We will be creating a sample qualitative data collection form that inputs name (nominal data) and happiness level (ordinal data) of a respondent.

- Edit form title and click on the input section of the form builder menu.
- The input sections let you insert features such as small texts for names, numbers, date, email, long text for general feedback. Click on the Name tab and edit in the settings

- Click on the choice options section of the form builder menu. Then, click on the Radio tab.
- the choice options let respondents choose from different options. Use Radio choice to ask your respondents to choose a single option from a shortlist.

We will be creating a sample quantitative data collection form that inputs the courses offered by a student and their score, then output their average score.

- Click on the Advanced inputs section of the builder menu, then click on the Table tab.
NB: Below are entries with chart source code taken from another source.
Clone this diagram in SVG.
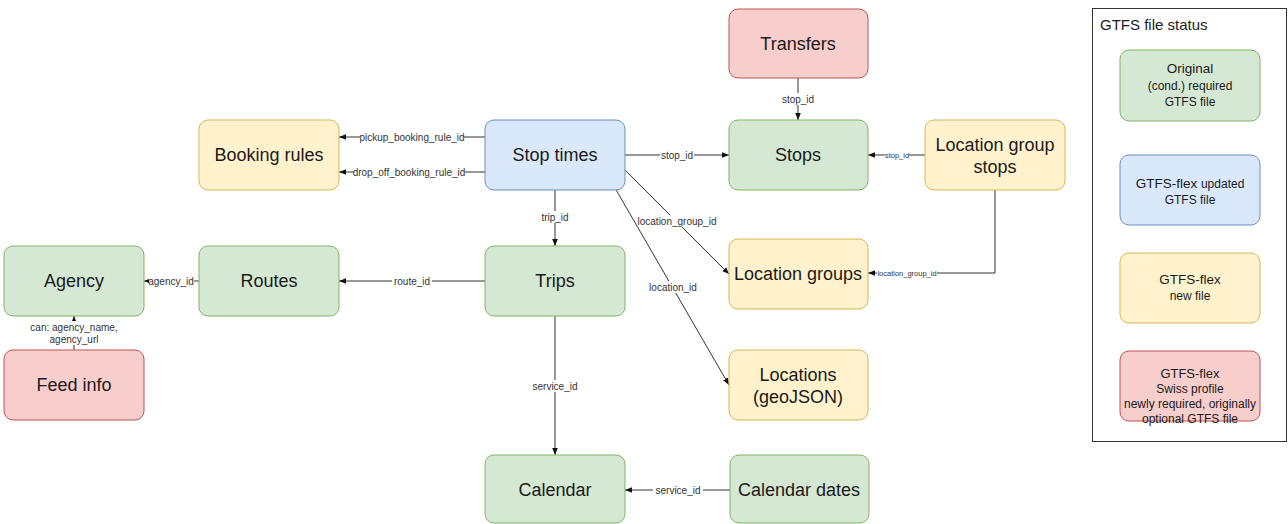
<svg xmlns="http://www.w3.org/2000/svg" width="1288" height="524" viewBox="0 0 1288 524">
<defs>
<marker id="arr" viewBox="0 0 10 10" refX="10" refY="5" markerWidth="7" markerHeight="7" markerUnits="userSpaceOnUse" orient="auto">
<path d="M0,1 L10,5 L0,9 Z" fill="#111"/>
</marker>
<style>
.g{fill:#d5e8d4;stroke:#82b366;stroke-width:1}
.b{fill:#dae8fc;stroke:#6c8ebf;stroke-width:1}
.y{fill:#fff2cc;stroke:#d6b656;stroke-width:1}
.r{fill:#f8cecc;stroke:#b85450;stroke-width:1}
.nt{font-family:"Liberation Sans",Arial,sans-serif;font-size:18px;fill:#1a1a1a;text-anchor:middle}
.lt{font-family:"Liberation Sans",Arial,sans-serif;fill:#333;text-anchor:middle}
.lg{font-family:"Liberation Sans",Arial,sans-serif;fill:#1a1a1a;text-anchor:middle}
.c{fill:none;stroke:#333;stroke-width:1;marker-end:url(#arr)}
.lb{fill:#fff}
.l10{font-size:10px}
.l7{font-size:7.5px}
</style>
</defs>
<rect width="1288" height="524" fill="#fff"/>

<g id="connectors">
<path class="c" d="M485,137 H339"/>
<path class="c" d="M485,172 H339"/>
<path class="c" d="M625,155 H729"/>
<path class="c" d="M925,155 H868"/>
<path class="c" d="M798,78 V120"/>
<path class="c" d="M555,190 V246"/>
<path class="c" d="M625,170 L729,274"/>
<path class="c" d="M615,188 L729,385"/>
<path class="c" d="M485,281 H339"/>
<path class="c" d="M199,281 H144"/>
<path class="c" d="M74,350 V316"/>
<path class="c" d="M555,316 V455"/>
<path class="c" d="M730,490 H625"/>
<path class="c" d="M995,190 V273 H868"/>

<rect class="lb" x="360" y="131" width="104" height="12"/>
<text class="lt l10" x="412" y="141">pickup_booking_rule_id</text>
<rect class="lb" x="354" y="166" width="111" height="12"/>
<text class="lt l10" x="409" y="176">drop_off_booking_rule_id</text>
<rect class="lb" x="660" y="149" width="34" height="12"/>
<text class="lt l10" x="677" y="159">stop_id</text>
<rect class="lb" x="885" y="151" width="24" height="9"/>
<text class="lt l7" x="897" y="158">stop_id</text>
<rect class="lb" x="781" y="93" width="34" height="12"/>
<text class="lt l10" x="798" y="103">stop_id</text>
<rect class="lb" x="538" y="211" width="34" height="12"/>
<text class="lt l10" x="555" y="221">trip_id</text>
<rect class="lb" x="638" y="215" width="79" height="12"/>
<text class="lt l10" x="677" y="225">location_group_id</text>
<rect class="lb" x="649" y="281" width="49" height="12"/>
<text class="lt l10" x="673" y="291">location_id</text>
<rect class="lb" x="392" y="275" width="40" height="12"/>
<text class="lt l10" x="412" y="285">route_id</text>
<rect class="lb" x="149" y="275" width="45" height="12"/>
<text class="lt l10" x="171" y="285">agency_id</text>
<rect class="lb" x="28" y="321" width="92" height="24"/>
<text class="lt l10" x="74" y="331">can: agency_name,</text>
<text class="lt l10" x="74" y="343">agency_url</text>
<rect class="lb" x="530" y="380" width="50" height="12"/>
<text class="lt l10" x="555" y="390">service_id</text>
<rect class="lb" x="653" y="484" width="50" height="12"/>
<text class="lt l10" x="678" y="494">service_id</text>
<rect class="lb" x="877" y="269" width="60" height="9"/>
<text class="lt l7" x="907" y="276">location_group_id</text>
</g>

<g id="transfers"><rect class="r" x="729" y="9" width="139" height="69" rx="9"/><text class="nt" x="798" y="50">Transfers</text></g>
<g id="booking-rules"><rect class="y" x="199" y="120" width="140" height="70" rx="9"/><text class="nt" x="269" y="161">Booking rules</text></g>
<g id="stop-times"><rect class="b" x="485" y="120" width="140" height="70" rx="9"/><text class="nt" x="555" y="161">Stop times</text></g>
<g id="stops"><rect class="g" x="729" y="120" width="139" height="70" rx="9"/><text class="nt" x="798" y="161">Stops</text></g>
<g id="location-group-stops"><rect class="y" x="925" y="120" width="140" height="70" rx="9"/><text class="nt" x="995" y="151">Location group</text><text class="nt" x="995" y="173">stops</text></g>
<g id="agency"><rect class="g" x="4" y="246" width="140" height="70" rx="9"/><text class="nt" x="74" y="287">Agency</text></g>
<g id="routes"><rect class="g" x="199" y="246" width="140" height="70" rx="9"/><text class="nt" x="269" y="287">Routes</text></g>
<g id="trips"><rect class="g" x="485" y="246" width="140" height="70" rx="9"/><text class="nt" x="555" y="287">Trips</text></g>
<g id="location-groups"><rect class="y" x="729" y="239" width="139" height="70" rx="9"/><text class="nt" x="798" y="280">Location groups</text></g>
<g id="feed-info"><rect class="r" x="4" y="350" width="140" height="70" rx="9"/><text class="nt" x="74" y="391">Feed info</text></g>
<g id="locations"><rect class="y" x="729" y="350" width="139" height="70" rx="9"/><text class="nt" x="798" y="381">Locations</text><text class="nt" x="798" y="403">(geoJSON)</text></g>
<g id="calendar"><rect class="g" x="485" y="455" width="140" height="68" rx="9"/><text class="nt" x="555" y="496">Calendar</text></g>
<g id="calendar-dates"><rect class="g" x="730" y="455" width="139" height="68" rx="9"/><text class="nt" x="799" y="496">Calendar dates</text></g>

<g id="legend">
<rect x="1092.5" y="8.5" width="194" height="433" fill="#fff" stroke="#333" stroke-width="1"/>
<text class="lg" x="1100" y="30" style="text-anchor:start;font-size:15px">GTFS file status</text>
<g id="legend-original"><rect class="g" x="1120" y="50" width="140" height="71" rx="9"/>
<text class="lg" x="1190" y="73" style="font-size:13.5px">Original</text>
<text class="lg" x="1190" y="90" style="font-size:12px">(cond.) required</text>
<text class="lg" x="1190" y="106" style="font-size:12px">GTFS file</text></g>
<g id="legend-updated"><rect class="b" x="1120" y="155" width="140" height="70" rx="9"/>
<text class="lg" x="1190" y="188"><tspan style="font-size:13.5px">GTFS-flex </tspan><tspan style="font-size:12px">updated</tspan></text>
<text class="lg" x="1190" y="204" style="font-size:12px">GTFS file</text></g>
<g id="legend-new"><rect class="y" x="1120" y="253" width="140" height="70" rx="9"/>
<text class="lg" x="1190" y="284" style="font-size:13.5px">GTFS-flex</text>
<text class="lg" x="1190" y="300" style="font-size:12px">new file</text></g>
<g id="legend-swiss"><rect class="r" x="1120" y="351" width="140" height="70" rx="9"/>
<text class="lg" x="1190" y="378" style="font-size:13px">GTFS-flex</text>
<text class="lg" x="1190" y="393" style="font-size:12px">Swiss profile</text>
<text class="lg" x="1190" y="408" style="font-size:12px">newly required, originally</text>
<text class="lg" x="1190" y="423" style="font-size:12px">optional GTFS file</text></g>
</g>
</svg>
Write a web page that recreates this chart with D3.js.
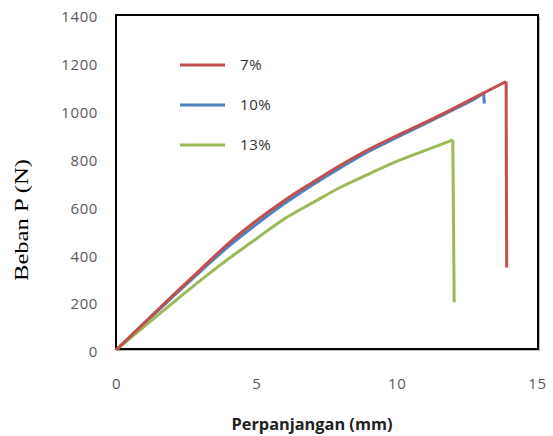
<!DOCTYPE html>
<html>
<head>
<meta charset="utf-8">
<script src="https://cdn.jsdelivr.net/npm/d3@7"></script>
<style>
  body { margin: 0; background: #fff; }
  svg { display: block; }
</style>
</head>
<body>
<svg id="chart" width="553" height="436"></svg>
<script>
// data (x = mm, y = N)
const seriesNames = ['7%', '10%', '13%'];
const seriesColors = ['#C0504D', '#4F81BD', '#9BBB59'];

const red7 = [
  [0, 0], [1, 112], [2, 225], [3, 335], [4, 445], [5, 540], [6, 625], [7, 700],
  [8, 772], [9, 838], [10, 895], [11, 950], [12, 1008], [13, 1068], [13.9, 1122], [13.92, 345]
];
const blue10 = [
  [0, 0], [1, 110], [2, 220], [3, 328], [4, 432], [5, 525], [6, 612], [7, 690],
  [8, 762], [9, 830], [10, 888], [11, 945], [12, 1003], [13, 1066], [13.1, 1075], [13.12, 1030]
];
const green13 = [
  [0, 0], [1, 98], [2, 195], [3, 290], [4, 380], [5, 465], [6, 548], [7, 615],
  [8, 680], [9, 735], [10, 788], [11, 833], [12, 878], [12.05, 200]
];

const xTicks = [0, 5, 10, 15];
const yTicks = [0, 200, 400, 600, 800, 1000, 1200, 1400];

const svg = d3.select('#chart');

const plot = { left: 116, top: 15, right: 538, bottom: 349 };

const x = d3.scaleLinear().domain([0, 15]).range([plot.left, plot.right - 1]);
const y = d3.scaleLinear().domain([0, 1400]).range([plot.bottom + 1, plot.top]);

// shadow + frame
svg.append('rect')
  .attr('x', plot.left + 2).attr('y', plot.top + 2)
  .attr('width', plot.right - plot.left).attr('height', plot.bottom - plot.top)
  .attr('fill', '#bbb');
svg.append('rect')
  .attr('x', plot.left).attr('y', plot.top)
  .attr('width', plot.right - plot.left).attr('height', plot.bottom - plot.top)
  .attr('fill', '#fff')
  .attr('stroke', '#000')
  .attr('stroke-width', 2);

// axes (labels only, no tick marks)
const yAxis = d3.axisLeft(y).tickValues(yTicks).tickFormat(d3.format('d')).tickSize(0).tickPadding(0);
svg.append('g')
  .attr('transform', 'translate(98,2)')
  .call(yAxis)
  .call(g => g.select('.domain').remove())
  .selectAll('text')
  .attr('font-family', 'Open Sans, sans-serif')
  .attr('font-size', 15)
  .attr('letter-spacing', 0.6)
  .attr('fill', '#595959');

const xAxis = d3.axisBottom(x).tickValues(xTicks).tickSize(0).tickPadding(0);
svg.append('g')
  .attr('transform', 'translate(0,378)')
  .call(xAxis)
  .call(g => g.select('.domain').remove())
  .selectAll('text')
  .attr('font-family', 'Open Sans, sans-serif')
  .attr('font-size', 15)
  .attr('letter-spacing', 0.6)
  .attr('fill', '#595959');

// lines: smooth loading part, straight drop at break
const smooth = d3.line().curve(d3.curveMonotoneX).x(d => x(d[0])).y(d => y(d[1]));
const straight = d3.line().x(d => x(d[0])).y(d => y(d[1]));
const allSeries = [blue10, green13, red7];
const allColors = [seriesColors[1], seriesColors[2], seriesColors[0]];

const lines = svg.append('g')
  .selectAll('g')
  .data(allSeries)
  .enter()
  .append('g')
  .attr('fill', 'none')
  .attr('stroke', (d, i) => allColors[i])
  .attr('stroke-width', 3)
  .attr('stroke-linejoin', 'round');

lines.append('path')
  .attr('d', d => smooth(d.slice(0, -1)));
lines.append('path')
  .attr('d', d => straight(d.slice(-2)));

// legend
const legend = svg.append('g').attr('transform', 'translate(180,65)');
const item = legend.selectAll('g')
  .data(seriesNames)
  .enter()
  .append('g')
  .attr('transform', (d, i) => `translate(0,${i * 40})`);
item.append('line')
  .attr('x1', 0).attr('x2', 45)
  .attr('stroke', (d, i) => seriesColors[i])
  .attr('stroke-width', 3);
item.append('text')
  .attr('x', 60)
  .attr('dy', '0.35em')
  .attr('font-family', 'Open Sans, sans-serif')
  .attr('font-size', 15)
  .attr('letter-spacing', 0.6)
  .attr('fill', '#333')
  .text(d => d);

// axis titles
svg.append('text')
  .attr('x', 312).attr('y', 430)
  .attr('text-anchor', 'middle')
  .attr('font-family', 'Open Sans, sans-serif')
  .attr('font-weight', 'bold')
  .attr('font-size', 16)
  .attr('textLength', 161)
  .attr('lengthAdjust', 'spacingAndGlyphs')
  .attr('fill', '#222')
  .text('Perpanjangan (mm)');

svg.append('text')
  .attr('transform', 'translate(28,220) rotate(-90)')
  .attr('text-anchor', 'middle')
  .attr('font-family', 'Liberation Serif, serif')
  .attr('font-size', 18)
  .attr('textLength', 122)
  .attr('lengthAdjust', 'spacingAndGlyphs')
  .attr('fill', '#000')
  .text('Beban P (N)');
</script>
</body>
</html>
- Click on the Labeled Text tab in the inputs section to output the result of our quantitative data calculation.

- Click on Add Calculations in the Advanced inputs tab and use the formula Score/COUNT() to calculate the average score.

The Add Calculations tab lets you perform arithmetic operations on numerical data.

Qualitative and quantitative data do have their key differences and similarities, and understanding them is very important as it helps in choosing the best data type to work with. It also helps in proper identification, so as not to miscategorise data.

These two data types also have their unique advantages over the other, which is why researchers use a particular data type for research and use the other for another research. However, quantitative data remains the more popular data type when compared to qualitative data.

As we have done in this article, understanding data types are the first step towards proper usage.